Chair of the Federal Deposit Insurance Corporation
- In office May 26, 1998 – July 11, 2001
- President: Bill Clinton George W. Bush
- Preceded by: Andrew C. Hove Jr. (Acting)
- Succeeded by: John N. Reich (Acting)

Personal details
- Born: May 5, 1954 (age 71) Honolulu, Hawaii
- Party: Democratic
- Spouse: Kirk Caldwell
- Education: University of Hawaiʻi at Mānoa (BA) Georgetown University (JD)

= Donna Tanoue =

American lawyer

Donna Tanoue (born May 5, 1954) was the 17th chair of the U.S. Federal Deposit Insurance Corporation (FDIC) from May 26, 1998, until July 11, 2001. In April 2002 she became vice chair and Managing Committee member of the Bank of Hawaii.

As FDIC chair, Tanoue focused attention on emerging risks in the financial institution industry, and especially on the risks that arise from subprime lending. Investigating fraud at banks was prioritized for FDIC examiners, because recent changes in the business of banking and innovations in computer technology had created greater opportunity for financial irregularities. And the FDIC also refined its system of setting deposit insurance premiums in an attempt to capture more accurately the risks that institutions posed to its insurance funds.

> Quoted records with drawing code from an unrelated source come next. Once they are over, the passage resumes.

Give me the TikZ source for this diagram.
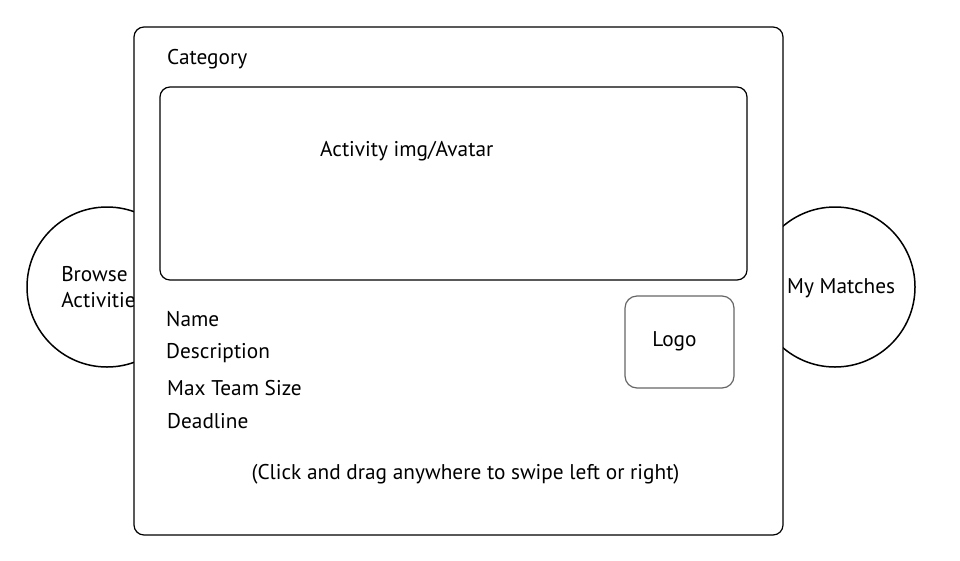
\documentclass[tikz,border=0pt]{standalone}
\usepackage{fontspec}
\setmainfont{PT Sans}
\usepackage{tikz}

\begin{document}
\begin{tikzpicture}[x=1pt,y=-1pt,
  every node/.style={font=\fontsize{21.3}{25}\selectfont},
  navcircle/.style={draw,circle,line width=1.5pt,minimum size=160pt,inner sep=0pt},
  panel/.style={draw,rounded corners=10pt,line width=1.2pt,fill=white,inner sep=0pt},
  label/.style={anchor=west,inner sep=0pt}]
  \useasboundingbox (0,0) rectangle (960,560);
  % side buttons, partly hidden behind the card
  \node[navcircle,align=left] (browse) at (107,287) {\hspace*{-8pt}Browse\\[1pt]\hspace*{-8pt}Activities};
  \node[navcircle] (matches) at (835,287) {};
  % card
  \node[panel,minimum width=649pt,minimum height=508pt] (card) at (458.5,281) {};
  \node[label] (matchtext) at (787,288) {My Matches};
  \node[label] (category) at (167,59) {Category};
  \node[panel,minimum width=587pt,minimum height=193pt] (avatar) at (453.5,183.5) {};
  \node[label] (avatartext) at (320,151) {Activity img/Avatar};
  \node[label] (name) at (166,319) {Name};
  \node[label] (desc) at (166,353) {Description};
  \node[label] (teamsize) at (167,388) {Max Team Size};
  \node[label] (deadline) at (167,421) {Deadline};
  \node[panel,draw=black!60,rounded corners=12pt,minimum width=109pt,minimum height=92pt] (logo) at (679.5,342) {};
  \node (logotext) at (674.5,341) {Logo};
  \node (hint) at (465.5,474) {(Click and drag anywhere to swipe left or right)};
\end{tikzpicture}
\end{document}
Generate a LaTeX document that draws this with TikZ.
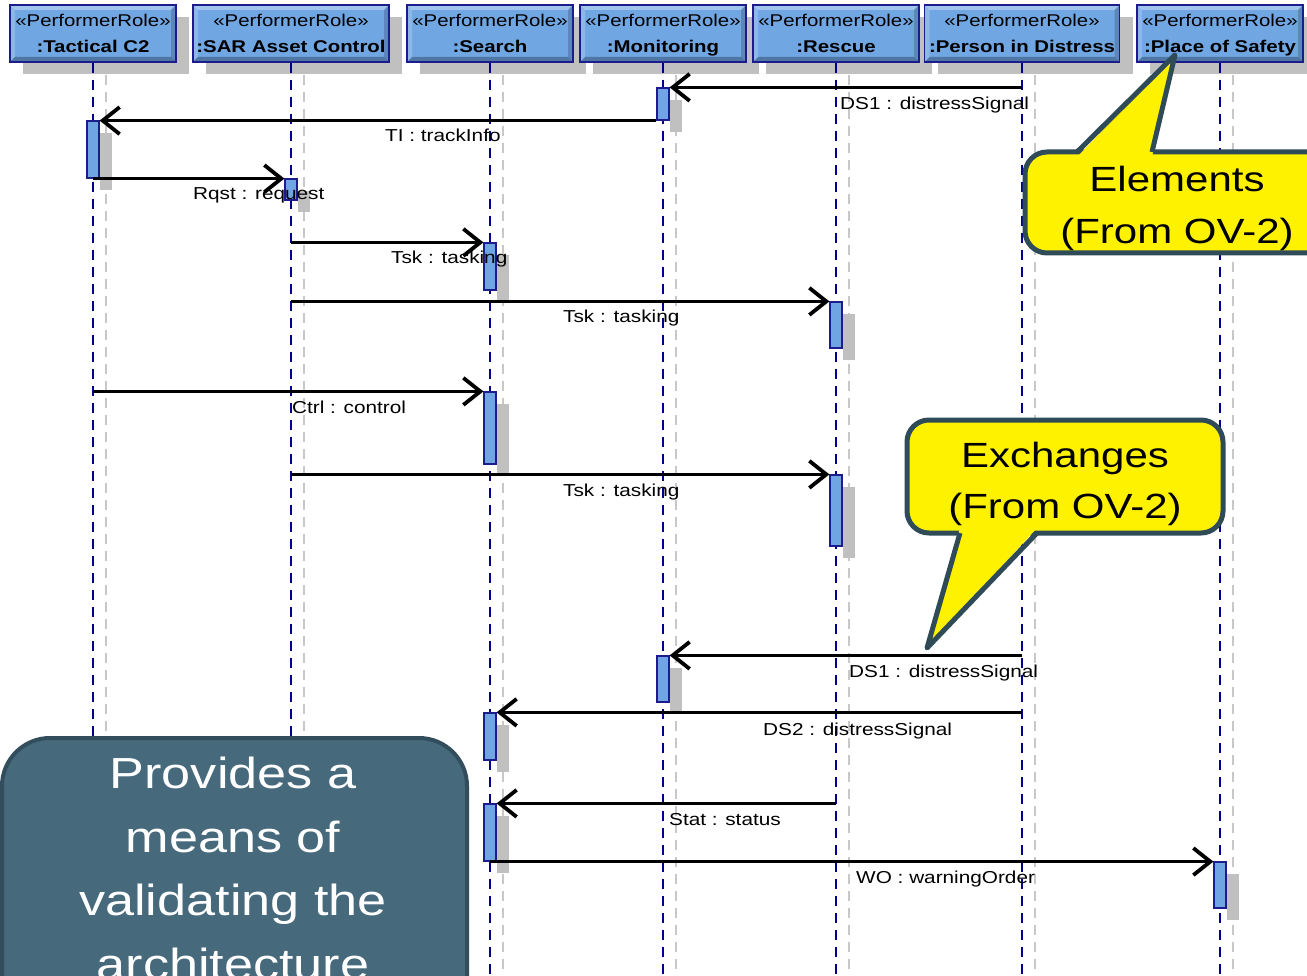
\documentclass[tikz,border=0pt]{standalone}
\usepackage{fontspec}
\setmainfont{Liberation Sans}[FakeStretch=1.2]
\usetikzlibrary{arrows.meta,shadows,calc}

\definecolor{hdrfill}{RGB}{112,166,226}
\definecolor{hdrline}{RGB}{28,28,140}
\definecolor{barfill}{RGB}{110,165,226}
\definecolor{lifenavy}{RGB}{0,0,140}
\definecolor{shadowgray}{RGB}{192,192,192}
\definecolor{lifegray}{RGB}{200,200,200}
\definecolor{calloutline}{RGB}{47,75,88}
\definecolor{infofill}{RGB}{70,105,124}
\definecolor{infoline}{RGB}{50,78,93}

\newcommand\hdrfont{\fontsize{17}{26}\selectfont}
\newcommand\lblfont{\fontsize{17.3}{20}\selectfont}
\newcommand\callfont{\fontsize{35}{42}\selectfont}
\newcommand\infofont{\fontsize{43.5}{52}\selectfont}

\begin{document}
\begin{tikzpicture}[x=1pt,y=-1pt,
  boxshadow/.style={drop shadow={shadow xshift=13pt,shadow yshift=-12pt,fill=shadowgray,opacity=1}},
  hdr/.style={draw=hdrline, line width=1.5pt, fill=hdrfill, inner sep=0pt,
    minimum height=57pt, align=center, font=\hdrfont, text depth=0pt, boxshadow,
    path picture={
      \path (path picture bounding box.north west) coordinate (pa)
            (path picture bounding box.north east) coordinate (pb)
            (path picture bounding box.south east) coordinate (pc)
            (path picture bounding box.south west) coordinate (pd);
      \fill[white,opacity=.35] (pa) -- (pb) -- ([shift={(-5pt,-5pt)}]pb) -- ([shift={(5pt,-5pt)}]pa) -- cycle;
      \fill[white,opacity=.2] (pa) -- ([shift={(5pt,-5pt)}]pa) -- ([shift={(5pt,5pt)}]pd) -- (pd) -- cycle;
      \fill[black,opacity=.28] (pd) -- (pc) -- ([shift={(-5pt,5pt)}]pc) -- ([shift={(5pt,5pt)}]pd) -- cycle;
      \fill[black,opacity=.18] (pb) -- (pc) -- ([shift={(-5pt,5pt)}]pc) -- ([shift={(-5pt,-5pt)}]pb) -- cycle;
    }},
  bar/.style={draw=hdrline, line width=1.2pt, fill=barfill, inner sep=0pt,
    minimum width=12pt, boxshadow},
  life/.style={draw=lifenavy, line width=2.4pt, dash pattern=on 10pt off 7pt},
  lifeshade/.style={draw=lifegray, line width=2.8pt, dash pattern=on 10pt off 7pt},
  msg/.style={draw=black, line width=2.6pt,
    -{Straight Barb[length=17pt,width=27pt,line width=3.8pt]}},
  lbl/.style={font=\lblfont, inner sep=0pt, anchor=base west},
  callout/.style={draw=calloutline, line width=5pt, fill=yellow, rounded corners=22pt, inner sep=0pt},
  calltext/.style={font=\callfont, inner sep=0pt, anchor=base},
  infobox/.style={draw=infoline, line width=4pt, fill=infofill, rounded corners=48pt, inner sep=0pt},
  infotext/.style={font=\infofont, text=white, inner sep=0pt, anchor=base}
]
\useasboundingbox (0,0) rectangle (1307,976);
\fill[white] (0,0) rectangle (1307,976);

% participants
\node[hdr, minimum width=166pt] (h1) at (93,33.5)   {«PerformerRole»\\\textbf{:Tactical C2}};
\node[hdr, minimum width=196pt] (h2) at (291,33.5)  {«PerformerRole»\\\textbf{:SAR Asset Control}};
\node[hdr, minimum width=166pt] (h3) at (490,33.5)  {«PerformerRole»\\\textbf{:Search}};
\node[hdr, minimum width=166pt] (h4) at (663,33.5)  {«PerformerRole»\\\textbf{:Monitoring}};
\node[hdr, minimum width=166pt] (h5) at (836,33.5)  {«PerformerRole»\\\textbf{:Rescue}};
\node[hdr, minimum width=195pt] (h6) at (1022,33.5) {«PerformerRole»\\\textbf{:Person in Distress}};
\node[hdr, minimum width=166pt] (h7) at (1220,33.5) {«PerformerRole»\\\textbf{:Place of Safety}};

% lifelines and their shadows
\foreach \h in {h1,h2,h3,h4,h5,h6,h7}{
  \draw[lifeshade] ($(\h.south)+(13,12)$) -- ++(0,910);
  \draw[life] (\h.south) -- ++(0,920);
}

% activations
\node[bar, minimum height=32pt] (b1)  at (663,104)   {};
\node[bar, minimum height=57pt] (b2)  at (93,149.5)  {};
\node[bar, minimum height=21pt] (b3)  at (291,189.5) {};
\node[bar, minimum height=47pt] (b4)  at (490,266.5) {};
\node[bar, minimum height=46pt] (b5)  at (836,325)   {};
\node[bar, minimum height=72pt] (b6)  at (490,428)   {};
\node[bar, minimum height=71pt] (b7)  at (836,510.5) {};
\node[bar, minimum height=46pt] (b8)  at (663,679)   {};
\node[bar, minimum height=47pt] (b9)  at (490,736.5) {};
\node[bar, minimum height=57pt] (b10) at (490,832.5) {};
\node[bar, minimum height=46pt] (b11) at (1220,885)  {};

% messages
\draw[msg] (h6 |- b1.north east) -- (b1.north east);
\draw[msg] (b1.south west) -- (b1.south west -| b2.east);
\draw[msg] (b2.south) -- (b2.south -| b3.west);
\draw[msg] (h2 |- b4.north west) -- (b4.north west);
\draw[msg] (h2 |- b5.north west) -- (b5.north west);
\draw[msg] (h1 |- b6.north west) -- (b6.north west);
\draw[msg] (h2 |- b7.north west) -- (b7.north west);
\draw[msg] (h6 |- b8.north east) -- (b8.north east);
\draw[msg] (h6 |- b9.north east) -- (b9.north east);
\draw[msg] (h5 |- b10.north east) -- (b10.north east);
\draw[msg] (b10.south) -- (b10.south -| b11.west);

% message labels
\node[lbl] (l1)  at (840,110) {DS1 : distressSignal};
\node[lbl] (l2)  at (385,142) {TI : trackInfo};
\node[lbl] (l3)  at (193,200) {Rqst : request};
\node[lbl] (l4)  at (391,264) {Tsk : tasking};
\node[lbl] (l5)  at (563,323) {Tsk : tasking};
\node[lbl] (l6)  at (292,413) {Ctrl : control};
\node[lbl] (l7)  at (563,496) {Tsk : tasking};
\node[lbl] (l8)  at (849,677) {DS1 : distressSignal};
\node[lbl] (l9)  at (763,735) {DS2 : distressSignal};
\node[lbl] (l10) at (669,825) {Stat : status};
\node[lbl] (l11) at (856,883) {WO : warningOrder};

% callout: elements
\node[callout, minimum width=304pt, minimum height=101pt] (c1) at (1177,202.5) {};
\coordinate (tip1) at (1175,55);
\fill[yellow] (1077,157) -- (tip1) -- (1152,157) -- cycle;
\draw[calloutline, line width=5pt, line join=round] (1077,152) -- (tip1) -- (1152,152);
\node[calltext] (c1a) at (1177,192) {Elements};
\node[calltext] (c1b) at (1177,244) {(From OV-2)};

% callout: exchanges
\node[callout, minimum width=316pt, minimum height=113pt] (c2) at (1065,476.5) {};
\coordinate (tip2) at (927,648);
\fill[yellow] (960,528) -- (tip2) -- (1037,528) -- cycle;
\draw[calloutline, line width=5pt, line join=round] (960,533) -- (tip2) -- (1037,533);
\node[calltext] (c2a) at (1065,467) {Exchanges};
\node[calltext] (c2b) at (1065,518) {(From OV-2)};

% note box
\node[infobox, minimum width=465pt, minimum height=302pt] (ib) at (234.5,889) {};
\node[infotext] (t1) at (233,788) {Provides a};
\node[infotext] (t2) at (233,852) {means of};
\node[infotext] (t3) at (233,915) {validating the};
\node[infotext] (t4) at (233,979) {architecture};
\end{tikzpicture}
\end{document}
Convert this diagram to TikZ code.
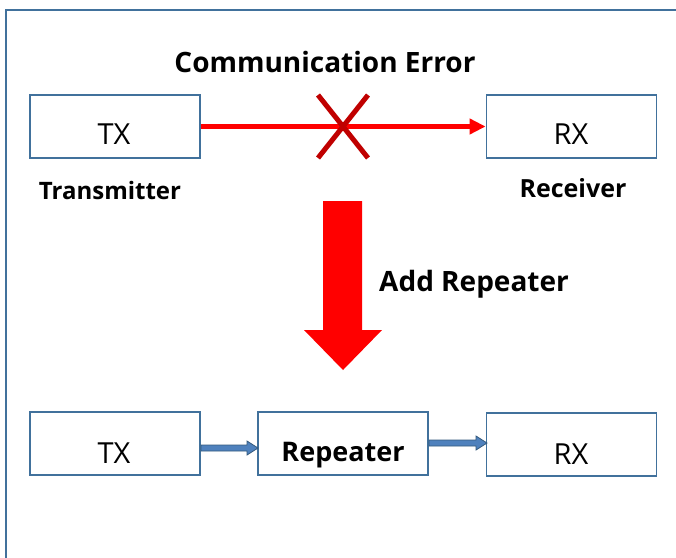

Tanoue's FDIC took an aggressive approach to supervising federally insured financial institutions to ensure their readiness for the year 2000 date change. Tanoue personally appeared on network television news programs to describe the banking industry's preparedness for Year 2000, assuring the public that there would be no significant disruptions in the banking system because of Y2K.

Before she became FDIC chairman, Tanoue was a partner in the Hawaii law firm of Goodsill Anderson Quinn & Stifel, which she joined in 1987. She specialized in banking, real estate finance, and governmental affairs.

From 1983 to 1987 Tanoue was Commissioner of Financial Institutions for the State of Hawaii. In that post she was the primary state regulator for state-chartered banks, savings and loan associations, trust companies, industrial loan companies, credit unions, and escrow depository companies. Tanoue also served as Special Deputy Attorney General to the Department of Commerce and Consumer Affairs for the State of Hawaii from 1981 to 1983.

Tanoue received a J.D. from the Georgetown University Law Center in 1981 and a B.A. from the University of Hawaiʻi at Mānoa in 1977.

Her husband, Kirk Caldwell, was Mayor of Honolulu from 2013 to 2021.